------ Dataset extract ------

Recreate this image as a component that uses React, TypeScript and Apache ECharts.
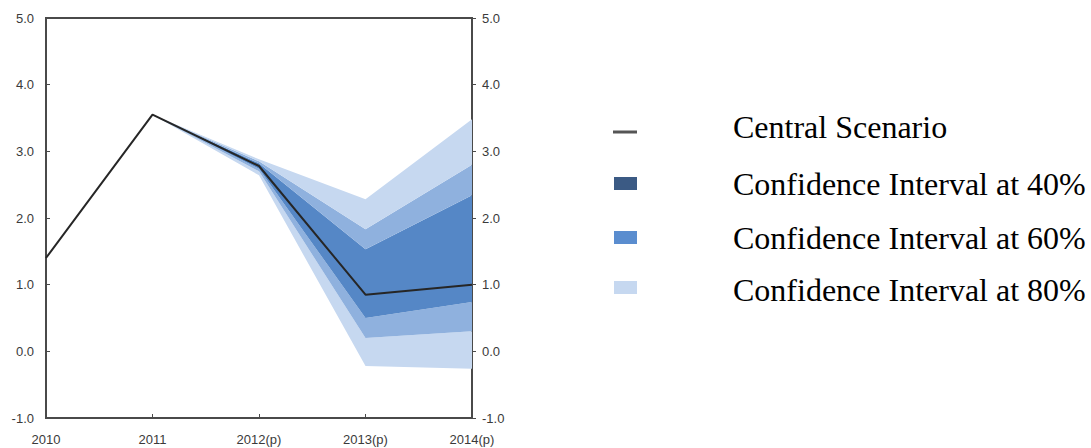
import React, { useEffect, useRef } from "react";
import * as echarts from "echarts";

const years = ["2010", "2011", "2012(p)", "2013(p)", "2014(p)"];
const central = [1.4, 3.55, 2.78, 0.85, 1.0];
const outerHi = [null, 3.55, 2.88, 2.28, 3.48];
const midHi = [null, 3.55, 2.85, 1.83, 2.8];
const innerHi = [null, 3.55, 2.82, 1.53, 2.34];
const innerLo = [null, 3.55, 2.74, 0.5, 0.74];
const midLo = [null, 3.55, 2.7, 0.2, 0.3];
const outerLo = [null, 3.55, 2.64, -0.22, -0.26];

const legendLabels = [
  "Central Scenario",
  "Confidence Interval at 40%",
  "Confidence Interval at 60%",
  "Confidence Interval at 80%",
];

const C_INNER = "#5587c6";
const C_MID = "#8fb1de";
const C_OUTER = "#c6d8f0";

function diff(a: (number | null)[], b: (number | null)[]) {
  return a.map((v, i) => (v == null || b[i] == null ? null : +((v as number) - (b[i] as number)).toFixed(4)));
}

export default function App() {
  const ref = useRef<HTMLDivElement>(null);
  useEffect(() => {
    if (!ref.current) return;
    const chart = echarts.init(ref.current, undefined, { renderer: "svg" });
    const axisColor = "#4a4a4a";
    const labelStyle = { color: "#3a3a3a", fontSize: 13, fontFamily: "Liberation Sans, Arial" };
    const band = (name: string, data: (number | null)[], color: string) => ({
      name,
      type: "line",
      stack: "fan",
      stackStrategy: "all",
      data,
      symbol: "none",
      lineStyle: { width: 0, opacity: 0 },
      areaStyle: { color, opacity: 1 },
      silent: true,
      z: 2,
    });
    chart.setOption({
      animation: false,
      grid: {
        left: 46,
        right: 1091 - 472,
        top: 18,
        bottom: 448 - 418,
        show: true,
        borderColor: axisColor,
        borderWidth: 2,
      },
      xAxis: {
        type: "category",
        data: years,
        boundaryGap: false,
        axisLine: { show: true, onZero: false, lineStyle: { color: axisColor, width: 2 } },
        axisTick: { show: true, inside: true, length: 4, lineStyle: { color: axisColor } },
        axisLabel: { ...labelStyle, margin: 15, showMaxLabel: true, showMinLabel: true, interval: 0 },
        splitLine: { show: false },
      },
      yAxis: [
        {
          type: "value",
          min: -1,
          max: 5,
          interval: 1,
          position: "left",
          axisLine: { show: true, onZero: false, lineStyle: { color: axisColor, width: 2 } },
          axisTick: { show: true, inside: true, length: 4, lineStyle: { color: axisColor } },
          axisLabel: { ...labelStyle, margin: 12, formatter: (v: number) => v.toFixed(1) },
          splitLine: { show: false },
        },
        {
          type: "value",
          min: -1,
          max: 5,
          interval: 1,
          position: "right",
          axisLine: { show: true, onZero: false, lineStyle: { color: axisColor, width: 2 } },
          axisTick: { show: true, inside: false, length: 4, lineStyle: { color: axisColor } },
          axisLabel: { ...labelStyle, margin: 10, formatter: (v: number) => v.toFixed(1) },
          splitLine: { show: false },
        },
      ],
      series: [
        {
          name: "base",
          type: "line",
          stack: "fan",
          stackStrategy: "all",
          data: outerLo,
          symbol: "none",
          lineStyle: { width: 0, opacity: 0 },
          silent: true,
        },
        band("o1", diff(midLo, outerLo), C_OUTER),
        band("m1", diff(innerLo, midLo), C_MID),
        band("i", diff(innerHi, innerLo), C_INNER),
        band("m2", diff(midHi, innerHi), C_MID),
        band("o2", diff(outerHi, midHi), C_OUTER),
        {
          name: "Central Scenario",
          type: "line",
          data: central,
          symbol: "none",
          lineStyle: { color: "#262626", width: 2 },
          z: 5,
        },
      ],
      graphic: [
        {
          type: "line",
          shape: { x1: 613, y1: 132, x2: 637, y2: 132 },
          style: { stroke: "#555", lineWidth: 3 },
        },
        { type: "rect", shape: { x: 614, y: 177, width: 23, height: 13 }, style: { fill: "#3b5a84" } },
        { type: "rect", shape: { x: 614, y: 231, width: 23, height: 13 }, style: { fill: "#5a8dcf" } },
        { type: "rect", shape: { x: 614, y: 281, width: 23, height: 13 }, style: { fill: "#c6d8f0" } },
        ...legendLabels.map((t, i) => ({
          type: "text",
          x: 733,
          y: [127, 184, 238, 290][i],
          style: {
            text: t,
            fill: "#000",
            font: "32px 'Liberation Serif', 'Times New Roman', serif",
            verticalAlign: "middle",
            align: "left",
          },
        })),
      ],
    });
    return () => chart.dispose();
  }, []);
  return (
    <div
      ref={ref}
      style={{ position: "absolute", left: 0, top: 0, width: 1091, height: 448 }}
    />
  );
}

------

Go through the listing above and quote it exactly, apart from its images.

## Answer
Recreate this image as a component that uses React, TypeScript and Apache ECharts.
import React, { useEffect, useRef } from "react";
import * as echarts from "echarts";

const years = ["2010", "2011", "2012(p)", "2013(p)", "2014(p)"];
const central = [1.4, 3.55, 2.78, 0.85, 1.0];
const outerHi = [null, 3.55, 2.88, 2.28, 3.48];
const midHi = [null, 3.55, 2.85, 1.83, 2.8];
const innerHi = [null, 3.55, 2.82, 1.53, 2.34];
const innerLo = [null, 3.55, 2.74, 0.5, 0.74];
const midLo = [null, 3.55, 2.7, 0.2, 0.3];
const outerLo = [null, 3.55, 2.64, -0.22, -0.26];

const legendLabels = [
  "Central Scenario",
  "Confidence Interval at 40%",
  "Confidence Interval at 60%",
  "Confidence Interval at 80%",
];

const C_INNER = "#5587c6";
const C_MID = "#8fb1de";
const C_OUTER = "#c6d8f0";

function diff(a: (number | null)[], b: (number | null)[]) {
  return a.map((v, i) => (v == null || b[i] == null ? null : +((v as number) - (b[i] as number)).toFixed(4)));
}

export default function App() {
  const ref = useRef<HTMLDivElement>(null);
  useEffect(() => {
    if (!ref.current) return;
    const chart = echarts.init(ref.current, undefined, { renderer: "svg" });
    const axisColor = "#4a4a4a";
    const labelStyle = { color: "#3a3a3a", fontSize: 13, fontFamily: "Liberation Sans, Arial" };
    const band = (name: string, data: (number | null)[], color: string) => ({
      name,
      type: "line",
      stack: "fan",
      stackStrategy: "all",
      data,
      symbol: "none",
      lineStyle: { width: 0, opacity: 0 },
      areaStyle: { color, opacity: 1 },
      silent: true,
      z: 2,
    });
    chart.setOption({
      animation: false,
      grid: {
        left: 46,
        right: 1091 - 472,
        top: 18,
        bottom: 448 - 418,
        show: true,
        borderColor: axisColor,
        borderWidth: 2,
      },
      xAxis: {
        type: "category",
        data: years,
        boundaryGap: false,
        axisLine: { show: true, onZero: false, lineStyle: { color: axisColor, width: 2 } },
        axisTick: { show: true, inside: true, length: 4, lineStyle: { color: axisColor } },
        axisLabel: { ...labelStyle, margin: 15, showMaxLabel: true, showMinLabel: true, interval: 0 },
        splitLine: { show: false },
      },
      yAxis: [
        {
          type: "value",
          min: -1,
          max: 5,
          interval: 1,
          position: "left",
          axisLine: { show: true, onZero: false, lineStyle: { color: axisColor, width: 2 } },
          axisTick: { show: true, inside: true, length: 4, lineStyle: { color: axisColor } },
          axisLabel: { ...labelStyle, margin: 12, formatter: (v: number) => v.toFixed(1) },
          splitLine: { show: false },
        },
        {
          type: "value",
          min: -1,
          max: 5,
          interval: 1,
          position: "right",
          axisLine: { show: true, onZero: false, lineStyle: { color: axisColor, width: 2 } },
          axisTick: { show: true, inside: false, length: 4, lineStyle: { color: axisColor } },
          axisLabel: { ...labelStyle, margin: 10, formatter: (v: number) => v.toFixed(1) },
          splitLine: { show: false },
        },
      ],
      series: [
        {
          name: "base",
          type: "line",
          stack: "fan",
          stackStrategy: "all",
          data: outerLo,
          symbol: "none",
          lineStyle: { width: 0, opacity: 0 },
          silent: true,
        },
        band("o1", diff(midLo, outerLo), C_OUTER),
        band("m1", diff(innerLo, midLo), C_MID),
        band("i", diff(innerHi, innerLo), C_INNER),
        band("m2", diff(midHi, innerHi), C_MID),
        band("o2", diff(outerHi, midHi), C_OUTER),
        {
          name: "Central Scenario",
          type: "line",
          data: central,
          symbol: "none",
          lineStyle: { color: "#262626", width: 2 },
          z: 5,
        },
      ],
      graphic: [
        {
          type: "line",
          shape: { x1: 613, y1: 132, x2: 637, y2: 132 },
          style: { stroke: "#555", lineWidth: 3 },
        },
        { type: "rect", shape: { x: 614, y: 177, width: 23, height: 13 }, style: { fill: "#3b5a84" } },
        { type: "rect", shape: { x: 614, y: 231, width: 23, height: 13 }, style: { fill: "#5a8dcf" } },
        { type: "rect", shape: { x: 614, y: 281, width: 23, height: 13 }, style: { fill: "#c6d8f0" } },
        ...legendLabels.map((t, i) => ({
          type: "text",
          x: 733,
          y: [127, 184, 238, 290][i],
          style: {
            text: t,
            fill: "#000",
            font: "32px 'Liberation Serif', 'Times New Roman', serif",
            verticalAlign: "middle",
            align: "left",
          },
        })),
      ],
    });
    return () => chart.dispose();
  }, []);
  return (
    <div
      ref={ref}
      style={{ position: "absolute", left: 0, top: 0, width: 1091, height: 448 }}
    />
  );
}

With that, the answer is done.